Instructions to follow
The required output is a word-for-word copy of the lines from the line bearing "Write the React, TypeScript" through the line bearing "4, 6, 7, 8, 9];", inclusive, and no other lines.

Data entries
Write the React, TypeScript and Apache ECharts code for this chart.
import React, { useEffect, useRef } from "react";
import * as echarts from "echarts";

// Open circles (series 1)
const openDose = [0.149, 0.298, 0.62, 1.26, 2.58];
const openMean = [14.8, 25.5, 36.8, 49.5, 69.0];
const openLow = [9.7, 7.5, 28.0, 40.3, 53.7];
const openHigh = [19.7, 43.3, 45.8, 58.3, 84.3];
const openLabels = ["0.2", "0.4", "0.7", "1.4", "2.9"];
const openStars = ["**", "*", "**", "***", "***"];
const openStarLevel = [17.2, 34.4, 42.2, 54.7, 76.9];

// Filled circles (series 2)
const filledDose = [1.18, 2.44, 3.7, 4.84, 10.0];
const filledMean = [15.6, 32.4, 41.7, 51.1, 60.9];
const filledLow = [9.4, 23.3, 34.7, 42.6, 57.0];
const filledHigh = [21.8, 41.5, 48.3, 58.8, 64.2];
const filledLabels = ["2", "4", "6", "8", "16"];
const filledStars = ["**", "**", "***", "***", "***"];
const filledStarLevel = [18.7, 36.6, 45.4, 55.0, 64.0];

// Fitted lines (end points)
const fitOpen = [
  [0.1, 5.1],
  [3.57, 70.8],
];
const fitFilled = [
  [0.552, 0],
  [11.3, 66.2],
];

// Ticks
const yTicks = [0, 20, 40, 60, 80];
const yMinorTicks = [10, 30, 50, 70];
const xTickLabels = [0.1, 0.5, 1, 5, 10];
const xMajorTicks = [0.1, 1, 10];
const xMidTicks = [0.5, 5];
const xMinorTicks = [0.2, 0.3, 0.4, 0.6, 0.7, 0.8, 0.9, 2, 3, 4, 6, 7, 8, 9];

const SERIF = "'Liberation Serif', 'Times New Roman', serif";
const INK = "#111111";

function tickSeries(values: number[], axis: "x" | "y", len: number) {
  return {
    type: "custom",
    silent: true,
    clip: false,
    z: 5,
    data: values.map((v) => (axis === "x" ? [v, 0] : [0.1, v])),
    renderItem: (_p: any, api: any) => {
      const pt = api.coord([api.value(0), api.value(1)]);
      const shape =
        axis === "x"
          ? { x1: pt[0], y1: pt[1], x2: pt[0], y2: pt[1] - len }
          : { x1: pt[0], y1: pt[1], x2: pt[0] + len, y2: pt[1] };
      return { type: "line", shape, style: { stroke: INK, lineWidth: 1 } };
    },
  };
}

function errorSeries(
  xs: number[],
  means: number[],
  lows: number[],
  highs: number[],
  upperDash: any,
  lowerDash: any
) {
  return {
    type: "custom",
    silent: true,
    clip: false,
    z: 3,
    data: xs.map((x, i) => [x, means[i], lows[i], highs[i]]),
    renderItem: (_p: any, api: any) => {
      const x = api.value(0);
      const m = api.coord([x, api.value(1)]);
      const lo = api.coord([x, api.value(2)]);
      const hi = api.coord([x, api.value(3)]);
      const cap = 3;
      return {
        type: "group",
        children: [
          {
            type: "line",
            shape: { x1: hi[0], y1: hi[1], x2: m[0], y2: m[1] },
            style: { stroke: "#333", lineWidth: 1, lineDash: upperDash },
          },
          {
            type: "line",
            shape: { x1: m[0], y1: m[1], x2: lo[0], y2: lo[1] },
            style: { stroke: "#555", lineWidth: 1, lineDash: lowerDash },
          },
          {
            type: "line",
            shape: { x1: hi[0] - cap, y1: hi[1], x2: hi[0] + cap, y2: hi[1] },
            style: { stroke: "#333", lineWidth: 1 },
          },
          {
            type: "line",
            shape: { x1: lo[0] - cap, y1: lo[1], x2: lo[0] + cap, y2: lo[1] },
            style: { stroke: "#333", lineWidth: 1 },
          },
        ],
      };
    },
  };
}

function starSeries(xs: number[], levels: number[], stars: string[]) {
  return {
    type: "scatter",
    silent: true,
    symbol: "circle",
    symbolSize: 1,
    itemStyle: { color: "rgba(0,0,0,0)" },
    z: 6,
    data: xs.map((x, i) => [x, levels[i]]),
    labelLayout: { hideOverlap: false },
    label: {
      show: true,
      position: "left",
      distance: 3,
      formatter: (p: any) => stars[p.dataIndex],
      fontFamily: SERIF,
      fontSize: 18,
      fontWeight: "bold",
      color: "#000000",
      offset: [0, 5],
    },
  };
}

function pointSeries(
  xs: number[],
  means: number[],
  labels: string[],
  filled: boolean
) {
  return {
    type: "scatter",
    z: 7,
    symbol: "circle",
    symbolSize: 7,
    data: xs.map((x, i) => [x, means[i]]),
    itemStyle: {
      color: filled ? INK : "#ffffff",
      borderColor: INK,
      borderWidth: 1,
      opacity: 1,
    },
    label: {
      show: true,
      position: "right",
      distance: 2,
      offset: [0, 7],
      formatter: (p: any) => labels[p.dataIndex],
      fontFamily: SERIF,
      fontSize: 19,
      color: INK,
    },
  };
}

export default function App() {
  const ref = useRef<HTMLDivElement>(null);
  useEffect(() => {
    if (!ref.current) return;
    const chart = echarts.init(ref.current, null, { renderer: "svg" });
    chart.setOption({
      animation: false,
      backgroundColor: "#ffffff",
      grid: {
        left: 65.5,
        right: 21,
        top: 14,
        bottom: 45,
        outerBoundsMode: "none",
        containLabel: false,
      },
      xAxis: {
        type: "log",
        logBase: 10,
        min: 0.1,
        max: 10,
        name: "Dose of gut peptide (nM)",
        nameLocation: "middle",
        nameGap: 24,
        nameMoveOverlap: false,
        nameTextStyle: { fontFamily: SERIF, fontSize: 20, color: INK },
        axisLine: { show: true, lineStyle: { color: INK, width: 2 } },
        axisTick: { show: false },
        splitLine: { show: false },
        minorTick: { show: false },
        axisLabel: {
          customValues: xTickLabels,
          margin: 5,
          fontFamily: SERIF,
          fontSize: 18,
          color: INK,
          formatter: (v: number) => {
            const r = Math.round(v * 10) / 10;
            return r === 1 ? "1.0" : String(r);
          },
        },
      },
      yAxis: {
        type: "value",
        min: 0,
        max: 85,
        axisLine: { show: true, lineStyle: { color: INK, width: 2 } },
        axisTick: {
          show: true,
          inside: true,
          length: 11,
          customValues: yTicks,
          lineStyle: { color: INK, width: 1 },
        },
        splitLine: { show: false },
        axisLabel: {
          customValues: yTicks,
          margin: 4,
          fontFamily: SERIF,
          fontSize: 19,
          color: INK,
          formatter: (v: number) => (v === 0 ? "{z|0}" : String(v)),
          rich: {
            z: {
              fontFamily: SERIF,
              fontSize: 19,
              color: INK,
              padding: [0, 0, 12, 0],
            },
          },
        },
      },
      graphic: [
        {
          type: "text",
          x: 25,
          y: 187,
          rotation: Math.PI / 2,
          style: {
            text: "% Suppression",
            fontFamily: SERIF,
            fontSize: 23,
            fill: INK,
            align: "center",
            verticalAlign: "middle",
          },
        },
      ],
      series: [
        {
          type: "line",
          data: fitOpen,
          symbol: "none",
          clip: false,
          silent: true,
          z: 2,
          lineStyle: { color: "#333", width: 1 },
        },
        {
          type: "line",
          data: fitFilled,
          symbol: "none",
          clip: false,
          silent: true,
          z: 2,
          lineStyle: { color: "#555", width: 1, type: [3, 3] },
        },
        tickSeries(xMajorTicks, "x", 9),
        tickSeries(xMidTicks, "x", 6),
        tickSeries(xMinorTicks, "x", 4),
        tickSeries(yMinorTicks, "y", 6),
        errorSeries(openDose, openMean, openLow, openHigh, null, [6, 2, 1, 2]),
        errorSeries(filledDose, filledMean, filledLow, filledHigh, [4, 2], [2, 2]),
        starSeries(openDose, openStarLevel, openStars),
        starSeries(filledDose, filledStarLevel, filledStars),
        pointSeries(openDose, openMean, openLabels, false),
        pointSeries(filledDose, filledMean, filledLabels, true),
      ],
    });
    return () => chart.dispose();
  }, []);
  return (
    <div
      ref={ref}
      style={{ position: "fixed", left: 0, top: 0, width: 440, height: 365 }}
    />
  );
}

==

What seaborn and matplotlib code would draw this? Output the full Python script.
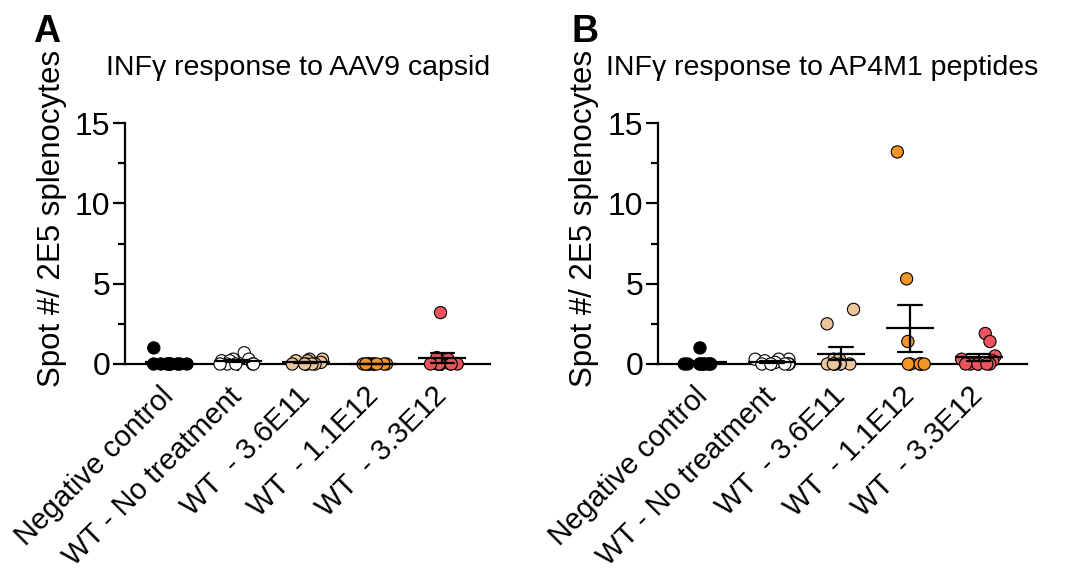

...

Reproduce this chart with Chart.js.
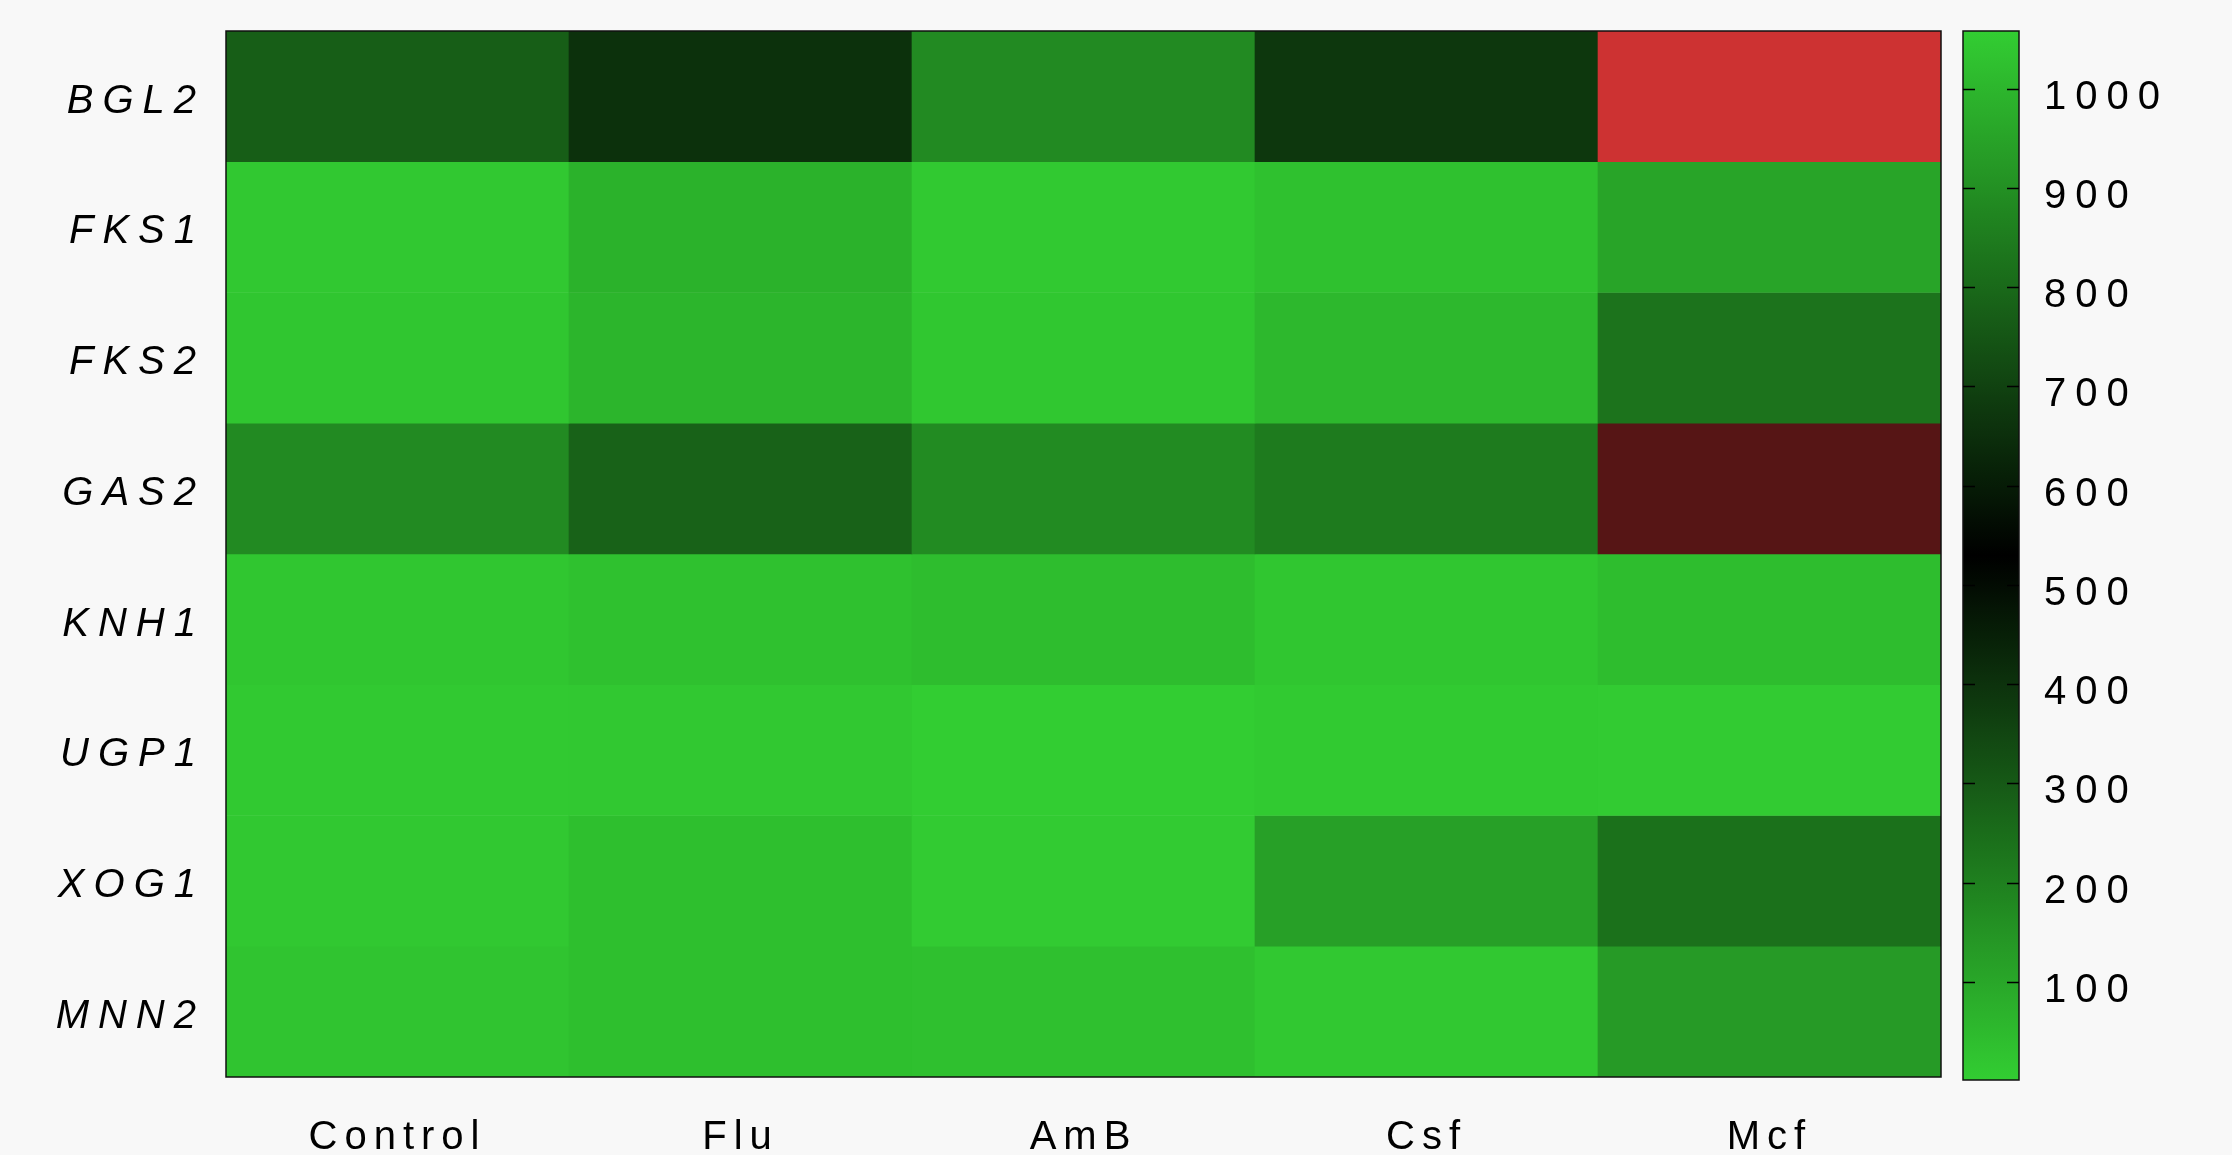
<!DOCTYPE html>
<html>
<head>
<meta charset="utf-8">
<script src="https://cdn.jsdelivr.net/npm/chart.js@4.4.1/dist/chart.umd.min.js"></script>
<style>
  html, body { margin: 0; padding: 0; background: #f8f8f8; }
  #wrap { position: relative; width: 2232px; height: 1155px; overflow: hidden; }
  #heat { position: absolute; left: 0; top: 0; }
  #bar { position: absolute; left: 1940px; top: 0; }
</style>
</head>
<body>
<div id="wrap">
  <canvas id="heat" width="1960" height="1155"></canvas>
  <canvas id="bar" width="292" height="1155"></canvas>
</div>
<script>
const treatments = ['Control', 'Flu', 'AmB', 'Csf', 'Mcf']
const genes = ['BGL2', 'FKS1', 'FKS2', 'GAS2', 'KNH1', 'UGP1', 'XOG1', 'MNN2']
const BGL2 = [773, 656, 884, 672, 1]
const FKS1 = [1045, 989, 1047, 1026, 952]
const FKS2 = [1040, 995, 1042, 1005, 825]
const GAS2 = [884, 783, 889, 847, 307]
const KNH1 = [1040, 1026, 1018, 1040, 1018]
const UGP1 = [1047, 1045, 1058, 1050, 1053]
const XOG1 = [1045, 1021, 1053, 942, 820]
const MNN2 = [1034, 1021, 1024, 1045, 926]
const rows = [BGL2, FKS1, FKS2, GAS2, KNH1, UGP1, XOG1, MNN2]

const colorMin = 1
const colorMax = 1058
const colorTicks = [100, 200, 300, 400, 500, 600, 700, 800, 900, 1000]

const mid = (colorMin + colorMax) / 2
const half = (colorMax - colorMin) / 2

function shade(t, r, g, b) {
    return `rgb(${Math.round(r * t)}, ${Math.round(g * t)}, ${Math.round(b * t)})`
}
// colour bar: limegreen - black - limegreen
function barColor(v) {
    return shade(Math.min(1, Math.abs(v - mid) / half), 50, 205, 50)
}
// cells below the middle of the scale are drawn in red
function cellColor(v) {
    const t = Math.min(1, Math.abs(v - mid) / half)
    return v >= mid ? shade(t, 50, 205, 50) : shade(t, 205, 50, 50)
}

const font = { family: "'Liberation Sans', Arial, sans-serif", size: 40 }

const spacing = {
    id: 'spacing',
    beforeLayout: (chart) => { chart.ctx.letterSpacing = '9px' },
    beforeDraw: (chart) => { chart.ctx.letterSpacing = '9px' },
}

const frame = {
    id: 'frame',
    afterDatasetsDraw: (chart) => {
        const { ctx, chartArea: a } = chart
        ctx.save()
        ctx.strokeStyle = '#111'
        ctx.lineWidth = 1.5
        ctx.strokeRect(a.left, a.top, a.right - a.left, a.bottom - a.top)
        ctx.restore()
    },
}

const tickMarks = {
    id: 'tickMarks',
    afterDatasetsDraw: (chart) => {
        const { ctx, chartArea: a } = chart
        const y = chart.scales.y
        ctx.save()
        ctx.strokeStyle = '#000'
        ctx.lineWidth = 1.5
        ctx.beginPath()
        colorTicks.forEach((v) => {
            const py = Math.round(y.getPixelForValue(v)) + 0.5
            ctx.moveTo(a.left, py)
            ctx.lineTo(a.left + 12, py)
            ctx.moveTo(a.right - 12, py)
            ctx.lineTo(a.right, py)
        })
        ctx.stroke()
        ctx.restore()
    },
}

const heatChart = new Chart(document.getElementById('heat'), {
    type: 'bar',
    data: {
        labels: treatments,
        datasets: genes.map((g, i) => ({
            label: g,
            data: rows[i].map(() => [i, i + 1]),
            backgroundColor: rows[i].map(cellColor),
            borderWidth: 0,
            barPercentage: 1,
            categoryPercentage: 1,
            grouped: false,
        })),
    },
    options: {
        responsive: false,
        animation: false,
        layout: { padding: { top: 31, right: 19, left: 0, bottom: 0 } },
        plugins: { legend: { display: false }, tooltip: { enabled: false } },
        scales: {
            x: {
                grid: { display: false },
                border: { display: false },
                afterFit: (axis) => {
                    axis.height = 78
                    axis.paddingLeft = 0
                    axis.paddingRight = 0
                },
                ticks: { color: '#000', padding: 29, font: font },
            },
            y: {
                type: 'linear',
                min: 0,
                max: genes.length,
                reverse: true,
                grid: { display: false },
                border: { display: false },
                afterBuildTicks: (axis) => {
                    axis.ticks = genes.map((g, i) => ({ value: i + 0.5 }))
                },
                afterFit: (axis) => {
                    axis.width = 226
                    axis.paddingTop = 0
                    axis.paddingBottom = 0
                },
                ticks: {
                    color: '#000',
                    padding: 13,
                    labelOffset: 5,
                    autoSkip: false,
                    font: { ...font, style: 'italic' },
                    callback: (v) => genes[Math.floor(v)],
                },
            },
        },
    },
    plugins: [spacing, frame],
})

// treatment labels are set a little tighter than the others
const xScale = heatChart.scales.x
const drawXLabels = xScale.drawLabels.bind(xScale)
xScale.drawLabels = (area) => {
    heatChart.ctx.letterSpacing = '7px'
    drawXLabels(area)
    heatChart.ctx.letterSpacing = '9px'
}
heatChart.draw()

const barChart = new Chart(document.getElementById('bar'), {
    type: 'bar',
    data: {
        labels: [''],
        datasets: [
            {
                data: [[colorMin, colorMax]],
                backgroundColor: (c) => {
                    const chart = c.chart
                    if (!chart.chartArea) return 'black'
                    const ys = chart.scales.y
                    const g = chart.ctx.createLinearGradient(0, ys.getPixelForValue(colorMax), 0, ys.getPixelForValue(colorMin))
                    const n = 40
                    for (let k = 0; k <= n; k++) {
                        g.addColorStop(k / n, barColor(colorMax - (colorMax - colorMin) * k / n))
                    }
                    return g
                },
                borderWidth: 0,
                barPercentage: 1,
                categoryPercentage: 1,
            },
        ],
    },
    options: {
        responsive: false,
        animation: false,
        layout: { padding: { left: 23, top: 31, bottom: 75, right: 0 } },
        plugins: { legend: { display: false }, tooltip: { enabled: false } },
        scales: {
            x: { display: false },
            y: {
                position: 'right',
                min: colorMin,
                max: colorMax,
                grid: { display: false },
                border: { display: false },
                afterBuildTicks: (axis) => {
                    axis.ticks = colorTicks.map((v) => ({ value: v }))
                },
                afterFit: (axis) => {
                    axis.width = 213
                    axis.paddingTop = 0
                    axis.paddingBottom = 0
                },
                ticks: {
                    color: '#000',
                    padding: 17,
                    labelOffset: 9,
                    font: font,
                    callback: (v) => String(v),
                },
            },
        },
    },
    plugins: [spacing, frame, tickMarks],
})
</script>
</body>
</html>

Correct result
Write the React, TypeScript and Apache ECharts code for this chart.
import React, { useEffect, useRef } from "react";
import * as echarts from "echarts";

// Open circles (series 1)
const openDose = [0.149, 0.298, 0.62, 1.26, 2.58];
const openMean = [14.8, 25.5, 36.8, 49.5, 69.0];
const openLow = [9.7, 7.5, 28.0, 40.3, 53.7];
const openHigh = [19.7, 43.3, 45.8, 58.3, 84.3];
const openLabels = ["0.2", "0.4", "0.7", "1.4", "2.9"];
const openStars = ["**", "*", "**", "***", "***"];
const openStarLevel = [17.2, 34.4, 42.2, 54.7, 76.9];

// Filled circles (series 2)
const filledDose = [1.18, 2.44, 3.7, 4.84, 10.0];
const filledMean = [15.6, 32.4, 41.7, 51.1, 60.9];
const filledLow = [9.4, 23.3, 34.7, 42.6, 57.0];
const filledHigh = [21.8, 41.5, 48.3, 58.8, 64.2];
const filledLabels = ["2", "4", "6", "8", "16"];
const filledStars = ["**", "**", "***", "***", "***"];
const filledStarLevel = [18.7, 36.6, 45.4, 55.0, 64.0];

// Fitted lines (end points)
const fitOpen = [
  [0.1, 5.1],
  [3.57, 70.8],
];
const fitFilled = [
  [0.552, 0],
  [11.3, 66.2],
];

// Ticks
const yTicks = [0, 20, 40, 60, 80];
const yMinorTicks = [10, 30, 50, 70];
const xTickLabels = [0.1, 0.5, 1, 5, 10];
const xMajorTicks = [0.1, 1, 10];
const xMidTicks = [0.5, 5];
const xMinorTicks = [0.2, 0.3, 0.4, 0.6, 0.7, 0.8, 0.9, 2, 3, 4, 6, 7, 8, 9];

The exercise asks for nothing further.